Şahin" 1960'ta Dominik cumhuriyetinde faşist diktatör Trujillo'nun baskı ve işkencelerine dönük mirabel kardeşlerin diktatöre karşı direnişinin yıl dönümü. Kadın düşmanlığı, yoğun olarak yaşandığı ülkemiz de dahil dünyanın dört bir yanında kadınlar cezasızlık sistemiyle eril zihniyet toplumun en derinliklerine ve her alanına işlenmektedir. Tekleştirilemeyen ve ötekileştirilenlerin yok edildiği bu zihniyet dünyanın dört bir yanına bilinçli bir şekilde örgütleniyor. İran’da saçı göründüğü için Mahsa Jina Amini’nin; gerçekte toplumun çürümüş zihniyetinin yansıması olan, sözde ahlak polisleri tarafından işkenceyle katledilmesi, Hindistan’da tecavüz edilip öldürülen kadın doktor ve benzeri örneklerle çoğaltılabilir. Ülkemizde de her gün çeşitli bahanelerle erkek-devlet çürümüş zihniyetin tetikçisi olan eş, sevgili, aile erkek tarafından katlediliyor" dedi.

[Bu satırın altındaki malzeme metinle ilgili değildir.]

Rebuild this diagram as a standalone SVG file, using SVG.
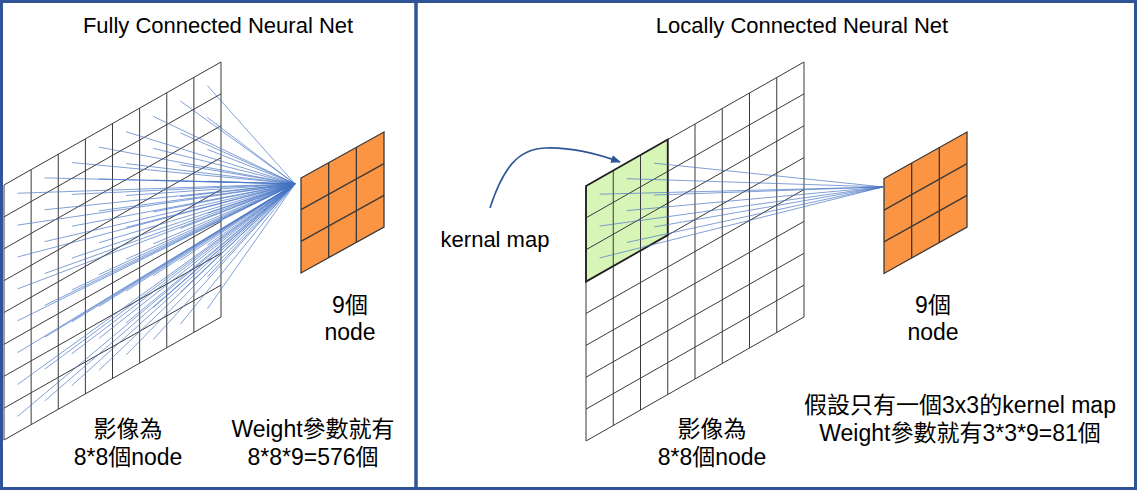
<svg xmlns="http://www.w3.org/2000/svg" width="1137" height="490" viewBox="0 0 1137 490">
<style>
.t{font-family:"Liberation Sans","Noto Sans CJK TC",sans-serif;fill:#000;text-anchor:middle}
.grid{fill:none;stroke:#3a3a3a;stroke-width:1}
.orange{fill:#FB9443;stroke:#3a3a3a;stroke-width:1.3}
.blue{fill:none;stroke:#4472C4;stroke-width:0.8;stroke-opacity:0.85}
.ns{vector-effect:non-scaling-stroke}
</style>
<defs>
<marker id="ah" markerWidth="10" markerHeight="8" refX="9" refY="4" orient="auto" markerUnits="userSpaceOnUse">
<path d="M0,0L10,4L0,8Z" fill="#2F5597"/>
</marker>
</defs>
<rect x="0" y="0" width="1137" height="490" fill="#fff"/>

<g id="frame">
<rect x="1.5" y="1.5" width="1134" height="487" fill="none" stroke="#2F5597" stroke-width="3"/>
<line x1="416" y1="0" x2="416" y2="490" stroke="#2F5597" stroke-width="3.5"/>
</g>

<g id="left-title"><text class="t" x="218" y="33" font-size="22">Fully Connected Neural Net</text></g>
<g id="right-title"><text class="t" x="802" y="33" font-size="22">Locally Connected Neural Net</text></g>

<g id="left-input-grid">
<path class="grid ns" transform="matrix(27.125,-15.375,0,31.875,4,185)" d="M0,0V8M1,0V8M2,0V8M3,0V8M4,0V8M5,0V8M6,0V8M7,0V8M8,0V8M0,0H8M0,1H8M0,2H8M0,3H8M0,4H8M0,5H8M0,6H8M0,7H8M0,8H8"/>
</g>

<g id="left-output">
<path class="orange ns" transform="matrix(27.667,-15.333,0,31.667,301,178)" d="M0,0H3V3H0Z"/>
<path class="grid ns" transform="matrix(27.667,-15.333,0,31.667,301,178)" d="M1,0V3M2,0V3M0,1H3M0,2H3" style="stroke-width:1.3"/>
</g>

<g id="right-input-grid">
<path transform="matrix(27.25,-15.5,0,31.875,586,186)" d="M0,0H3V3H0Z" fill="#D8F5B8"/>
<path class="grid ns" transform="matrix(27.25,-15.5,0,31.875,586,186)" d="M0,0V8M1,0V8M2,0V8M3,0V8M4,0V8M5,0V8M6,0V8M7,0V8M8,0V8M0,0H8M0,1H8M0,2H8M0,3H8M0,4H8M0,5H8M0,6H8M0,7H8M0,8H8"/>
<path class="ns" transform="matrix(27.25,-15.5,0,31.875,586,186)" d="M0,0H3V3H0Z" fill="none" stroke="#222" stroke-width="1.8"/>
</g>

<g id="right-output">
<path class="orange ns" transform="matrix(27.667,-15.5,0,31.667,884,178.5)" d="M0,0H3V3H0Z"/>
<path class="grid ns" transform="matrix(27.667,-15.5,0,31.667,884,178.5)" d="M1,0V3M2,0V3M0,1H3M0,2H3" style="stroke-width:1.3"/>
</g>

<g id="connectors">
<path class="blue ns" transform="matrix(27.125,-15.375,0,31.875,4,185)" d="M.5,.5L10.73,5.14M.5,1.5L10.73,5.14M.5,2.5L10.73,5.14M.5,3.5L10.73,5.14M.5,4.5L10.73,5.14M.5,5.5L10.73,5.14M.5,6.5L10.73,5.14M.5,7.5L10.73,5.14M1.5,.5L10.73,5.14M1.5,1.5L10.73,5.14M1.5,2.5L10.73,5.14M1.5,3.5L10.73,5.14M1.5,4.5L10.73,5.14M1.5,5.5L10.73,5.14M1.5,6.5L10.73,5.14M1.5,7.5L10.73,5.14M2.5,.5L10.73,5.14M2.5,1.5L10.73,5.14M2.5,2.5L10.73,5.14M2.5,3.5L10.73,5.14M2.5,4.5L10.73,5.14M2.5,5.5L10.73,5.14M2.5,6.5L10.73,5.14M2.5,7.5L10.73,5.14M3.5,.5L10.73,5.14M3.5,1.5L10.73,5.14M3.5,2.5L10.73,5.14M3.5,3.5L10.73,5.14M3.5,4.5L10.73,5.14M3.5,5.5L10.73,5.14M3.5,6.5L10.73,5.14M3.5,7.5L10.73,5.14M4.5,.5L10.73,5.14M4.5,1.5L10.73,5.14M4.5,2.5L10.73,5.14M4.5,3.5L10.73,5.14M4.5,4.5L10.73,5.14M4.5,5.5L10.73,5.14M4.5,6.5L10.73,5.14M4.5,7.5L10.73,5.14M5.5,.5L10.73,5.14M5.5,1.5L10.73,5.14M5.5,2.5L10.73,5.14M5.5,3.5L10.73,5.14M5.5,4.5L10.73,5.14M5.5,5.5L10.73,5.14M5.5,6.5L10.73,5.14M5.5,7.5L10.73,5.14M6.5,.5L10.73,5.14M6.5,1.5L10.73,5.14M6.5,2.5L10.73,5.14M6.5,3.5L10.73,5.14M6.5,4.5L10.73,5.14M6.5,5.5L10.73,5.14M6.5,6.5L10.73,5.14M6.5,7.5L10.73,5.14M7.5,.5L10.73,5.14M7.5,1.5L10.73,5.14M7.5,2.5L10.73,5.14M7.5,3.5L10.73,5.14M7.5,4.5L10.73,5.14M7.5,5.5L10.73,5.14M7.5,6.5L10.73,5.14M7.5,7.5L10.73,5.14"/>
<path class="blue ns" transform="matrix(27.25,-15.5,0,31.875,586,186)" d="M.5,.5L10.9,5.33M.5,1.5L10.9,5.33M.5,2.5L10.9,5.33M1.5,.5L10.9,5.33M1.5,1.5L10.9,5.33M1.5,2.5L10.9,5.33M2.5,.5L10.9,5.33M2.5,1.5L10.9,5.33M2.5,2.5L10.9,5.33"/>
<path d="M490,208 C503,168 518,149 545,148 C572,147 598,154 620,162" fill="none" stroke="#2F5597" stroke-width="1.6" marker-end="url(#ah)"/>
</g>

<g id="left-labels">
<text class="t" x="350" y="313" font-size="23">9個</text>
<text class="t" x="350" y="340" font-size="23">node</text>
<text class="t" x="128" y="437" font-size="23">影像為</text>
<text class="t" x="128" y="465" font-size="23">8*8個node</text>
<text class="t" x="313" y="437" font-size="23">Weight參數就有</text>
<text class="t" x="313" y="465" font-size="23">8*8*9=576個</text>
</g>

<g id="right-labels">
<text class="t" x="495" y="247" font-size="22">kernal map</text>
<text class="t" x="933" y="313" font-size="23">9個</text>
<text class="t" x="933" y="340" font-size="23">node</text>
<text class="t" x="712" y="437" font-size="23">影像為</text>
<text class="t" x="712" y="465" font-size="23">8*8個node</text>
<text class="t" x="960" y="413" font-size="23">假設只有一個3x3的kernel map</text>
<text class="t" x="960" y="441" font-size="23">Weight參數就有3*3*9=81個</text>
</g>
</svg>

'KADIN CİNAYETLERİNİ MAGAZİNE DÖNÜŞTÜRÜLDÜ’
Şahin konuşmasına şöyle devam etti:
"Kadınlara yönelik şiddeti önlemek için devlete yükümlülük veren İstanbul sözleşmesini ilk imzalayan Türkiye olmasına ve bununla övülmesine rağmen daha sonra iktidarıyla, muhalefetiyle hep bir ağızdan sözleşmeden imzayı çekmek için manüpüle bir oturumla örtük propaganda yapıp eril zihniyet imzasıyla İstanbul sözleşmesinden vazgeçtiler. Aslında bu yaklaşım egemen erkek eril zihniyetin nasıl bir örgütlü yapı olduğu ve bu yapının da yasalarla nasıl güçlendirildiğinin kanıtıdır. Özgürlüklerin yok edilmesi aracına dönüştürülen havuz medya kadın cinayetlerini magazine dönüştürüp, meşrulaştırmaya çalışması hatta ve hatta katili mağdur gösteren bir dilin seçilmesi manidardır. Ve beraberinde cezasızlık sisteminin sürekli bir politika haline getirilip failleri koruyan yaklaşımların katilleri cesaretlendirip yeni cinayetlerin davetiye çıkarıyor."
'CEZASIZLIK POLİTİKASI FAİLLERİ KORUYOR'
Dünyadaki savaşların temelinde eril zihniyetin olduğuna dikkat çeken Şahin, "Dökülen kanın ve gözyaşının temelinde eril zihniyetin iktidarı koruma ve devam etme anlayışı görülüyor. Beraberinde özel savaş politikalarını geliştiren zihniyet, bu özel savaşın ilk kurbanı olarak kadınları seçmesi Gülistan Doku, İpek Er ve onlarcasının katleden sonra cezasızlık uygulaması fail saklama nasıl bilinçli bir politika olduğu net bir şekilde anlaşılıyor. Yoğun tahribat yok etme ve cinayetlere karşı Ortadoğu’da yükselen kadın mücadelesi; Eril zihniyetin ürünü, insanlık katili İŞİD canilerine dönük kadınların direniş ve mücadele ruhu cevap olmuştur. Bu mücadele ruhu tüm diktatör ve kadın düşmanı olan kesimlerin korkulu rüyası olmuştur."
'YASAKLAR YOK HÜKMÜNDEDİR'
Diyarbakır Valiliği tarafından 'Jin jîyam azadî' sloganının yasaklanmasına da tepki gösteren Şahin, yasakların yok hükmünde olduğunu vurgulayarak, "Şu an dünyanın dört bir yanında “Jin Jiyan Azadi” sloganı binlerce yılda oluşturulan eril zihniyet iktidarının temellerini sarsarken, bu korkuyla olsa gerek ki toplum nezdinde hiçbir geçerliği ve meşruiyeti olmayan yasaklar ortaya çıkıyor. Bu yasaklar bizim nezdimizde yok hükmündedir."